Supplied data:
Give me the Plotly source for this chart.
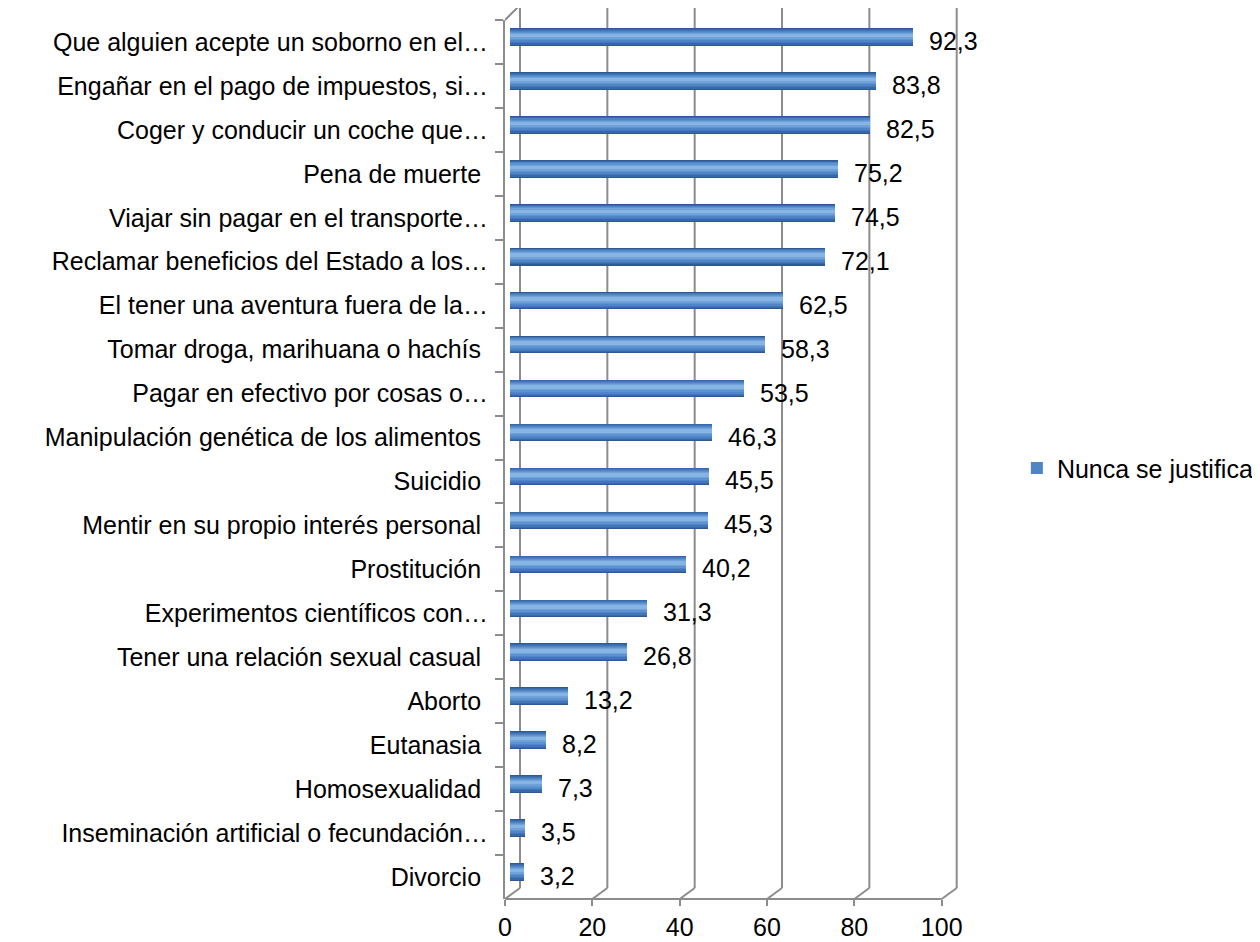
import plotly.graph_objects as go

# datos (de arriba hacia abajo)
categorias = [
    "Que alguien acepte un soborno en el…",
    "Engañar en el pago de impuestos, si…",
    "Coger y conducir un coche que…",
    "Pena de muerte ",
    "Viajar sin pagar en el transporte…",
    "Reclamar beneficios del Estado a los…",
    "El tener una aventura fuera de la…",
    "Tomar droga, marihuana o hachís ",
    "Pagar en efectivo por cosas o…",
    "Manipulación genética de los alimentos ",
    "Suicidio ",
    "Mentir en su propio interés personal ",
    "Prostitución ",
    "Experimentos científicos con…",
    "Tener una relación sexual casual ",
    "Aborto ",
    "Eutanasia ",
    "Homosexualidad ",
    "Inseminación artificial o fecundación…",
    "Divorcio ",
]
valores = [92.3, 83.8, 82.5, 75.2, 74.5, 72.1, 62.5, 58.3, 53.5, 46.3,
           45.5, 45.3, 40.2, 31.3, 26.8, 13.2, 8.2, 7.3, 3.5, 3.2]
etiquetas = [str(v).replace(".", ",") for v in valores]
ticks_x = [0, 20, 40, 60, 80, 100]
serie = "Nunca se justifica"

FONT = "Liberation Sans, Arial, sans-serif"
GRIS = "#8C8C8C"
k = 4.367            # px por unidad
R = 455 / k          # rango visible del eje x
desp = 0.114         # las barras quedan un poco por encima del centro (profundidad)

fig = go.Figure()

# cilindro simulado con capas superpuestas (borde oscuro -> brillo claro)
capas = [(0.40, 0.0, "#2E5993"), (0.36, -0.004, "#3868A6"),
         (0.31, -0.010, "#4376B7"), (0.26, -0.016, "#4F84C5"),
         (0.20, -0.022, "#5E93D1"), (0.14, -0.028, "#70A2DA"),
         (0.08, -0.034, "#87B4E3")]
for i, (w, c, col) in enumerate(capas):
    fig.add_trace(go.Bar(
        x=valores, y=categorias, orientation="h", xaxis="x2",
        width=w, offset=c - desp - w / 2, marker=dict(color=col, line_width=0),
        name=serie, showlegend=(i == 3), hoverinfo="x+y",
    ))

# lineas del fondo y suelo (3D)
shapes = []
for v in ticks_x:
    shapes.append(dict(type="line", xref="x", xsizemode="pixel", xanchor=v,
                       x0=15, x1=15, yref="paper", ysizemode="pixel", yanchor=0,
                       y0=11, y1=894, line=dict(color=GRIS, width=2), layer="below"))
    shapes.append(dict(type="line", xref="x", xsizemode="pixel", xanchor=v,
                       x0=0, x1=15, yref="paper", ysizemode="pixel", yanchor=0,
                       y0=0, y1=11, line=dict(color=GRIS, width=2), layer="below"))
shapes.append(dict(type="line", xref="x", x0=0, x1=100, yref="paper", y0=0, y1=0,
                   line=dict(color=GRIS, width=2), layer="below"))
shapes.append(dict(type="line", xref="x", xsizemode="pixel", xanchor=0, x0=0, x1=15,
                   yref="paper", ysizemode="pixel", yanchor=1, y0=0, y1=15,
                   line=dict(color=GRIS, width=2), layer="below"))

anots = []
for cat, v, t in zip(categorias, valores, etiquetas):
    anots.append(dict(x=v, y=cat, xref="x", yref="y", text=t, showarrow=False,
                      xanchor="left", xshift=19, yshift=1,
                      font=dict(family=FONT, size=25, color="black")))

fig.update_layout(
    width=1252, height=934,
    margin=dict(l=497, r=300, t=12, b=43, autoexpand=False),
    plot_bgcolor="white", paper_bgcolor="white",
    barmode="overlay", bargap=0,
    font=dict(family=FONT, size=25, color="black"),
    shapes=shapes, annotations=anots,
    xaxis=dict(range=[0, R], tickvals=ticks_x, showgrid=False, zeroline=False,
               showline=False, ticks="outside", ticklen=6, tickwidth=2,
               tickcolor=GRIS, ticklabelstandoff=0, fixedrange=True),
    xaxis2=dict(overlaying="x", range=[-5 / k, R - 5 / k], visible=False),
    yaxis=dict(type="category", categoryorder="array", categoryarray=categorias,
               autorange="reversed", showgrid=False, zeroline=False,
               showline=True, linecolor=GRIS, linewidth=2,
               ticks="outside", tickson="boundaries", ticklen=8, tickwidth=2,
               tickcolor=GRIS, ticklabelstandoff=10),
    legend=dict(x=1.125, y=0.49, xanchor="left", yanchor="middle",
                font=dict(family=FONT, size=25), bgcolor="rgba(0,0,0,0)"),
)

fig.write_html("out.html")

Set exercise: Output the material word for word, omitting its pictures.

Result of the exercise:
Give me the Plotly source for this chart.
import plotly.graph_objects as go

# datos (de arriba hacia abajo)
categorias = [
    "Que alguien acepte un soborno en el…",
    "Engañar en el pago de impuestos, si…",
    "Coger y conducir un coche que…",
    "Pena de muerte ",
    "Viajar sin pagar en el transporte…",
    "Reclamar beneficios del Estado a los…",
    "El tener una aventura fuera de la…",
    "Tomar droga, marihuana o hachís ",
    "Pagar en efectivo por cosas o…",
    "Manipulación genética de los alimentos ",
    "Suicidio ",
    "Mentir en su propio interés personal ",
    "Prostitución ",
    "Experimentos científicos con…",
    "Tener una relación sexual casual ",
    "Aborto ",
    "Eutanasia ",
    "Homosexualidad ",
    "Inseminación artificial o fecundación…",
    "Divorcio ",
]
valores = [92.3, 83.8, 82.5, 75.2, 74.5, 72.1, 62.5, 58.3, 53.5, 46.3,
           45.5, 45.3, 40.2, 31.3, 26.8, 13.2, 8.2, 7.3, 3.5, 3.2]
etiquetas = [str(v).replace(".", ",") for v in valores]
ticks_x = [0, 20, 40, 60, 80, 100]
serie = "Nunca se justifica"

FONT = "Liberation Sans, Arial, sans-serif"
GRIS = "#8C8C8C"
k = 4.367            # px por unidad
R = 455 / k          # rango visible del eje x
desp = 0.114         # las barras quedan un poco por encima del centro (profundidad)

fig = go.Figure()

# cilindro simulado con capas superpuestas (borde oscuro -> brillo claro)
capas = [(0.40, 0.0, "#2E5993"), (0.36, -0.004, "#3868A6"),
         (0.31, -0.010, "#4376B7"), (0.26, -0.016, "#4F84C5"),
         (0.20, -0.022, "#5E93D1"), (0.14, -0.028, "#70A2DA"),
         (0.08, -0.034, "#87B4E3")]
for i, (w, c, col) in enumerate(capas):
    fig.add_trace(go.Bar(
        x=valores, y=categorias, orientation="h", xaxis="x2",
        width=w, offset=c - desp - w / 2, marker=dict(color=col, line_width=0),
        name=serie, showlegend=(i == 3), hoverinfo="x+y",
    ))

# lineas del fondo y suelo (3D)
shapes = []
for v in ticks_x:
    shapes.append(dict(type="line", xref="x", xsizemode="pixel", xanchor=v,
                       x0=15, x1=15, yref="paper", ysizemode="pixel", yanchor=0,
                       y0=11, y1=894, line=dict(color=GRIS, width=2), layer="below"))
    shapes.append(dict(type="line", xref="x", xsizemode="pixel", xanchor=v,
                       x0=0, x1=15, yref="paper", ysizemode="pixel", yanchor=0,
                       y0=0, y1=11, line=dict(color=GRIS, width=2), layer="below"))
shapes.append(dict(type="line", xref="x", x0=0, x1=100, yref="paper", y0=0, y1=0,
                   line=dict(color=GRIS, width=2), layer="below"))
shapes.append(dict(type="line", xref="x", xsizemode="pixel", xanchor=0, x0=0, x1=15,
                   yref="paper", ysizemode="pixel", yanchor=1, y0=0, y1=15,
                   line=dict(color=GRIS, width=2), layer="below"))

anots = []
for cat, v, t in zip(categorias, valores, etiquetas):
    anots.append(dict(x=v, y=cat, xref="x", yref="y", text=t, showarrow=False,
                      xanchor="left", xshift=19, yshift=1,
                      font=dict(family=FONT, size=25, color="black")))

fig.update_layout(
    width=1252, height=934,
    margin=dict(l=497, r=300, t=12, b=43, autoexpand=False),
    plot_bgcolor="white", paper_bgcolor="white",
    barmode="overlay", bargap=0,
    font=dict(family=FONT, size=25, color="black"),
    shapes=shapes, annotations=anots,
    xaxis=dict(range=[0, R], tickvals=ticks_x, showgrid=False, zeroline=False,
               showline=False, ticks="outside", ticklen=6, tickwidth=2,
               tickcolor=GRIS, ticklabelstandoff=0, fixedrange=True),
    xaxis2=dict(overlaying="x", range=[-5 / k, R - 5 / k], visible=False),
    yaxis=dict(type="category", categoryorder="array", categoryarray=categorias,
               autorange="reversed", showgrid=False, zeroline=False,
               showline=True, linecolor=GRIS, linewidth=2,
               ticks="outside", tickson="boundaries", ticklen=8, tickwidth=2,
               tickcolor=GRIS, ticklabelstandoff=10),
    legend=dict(x=1.125, y=0.49, xanchor="left", yanchor="middle",
                font=dict(family=FONT, size=25), bgcolor="rgba(0,0,0,0)"),
)

fig.write_html("out.html")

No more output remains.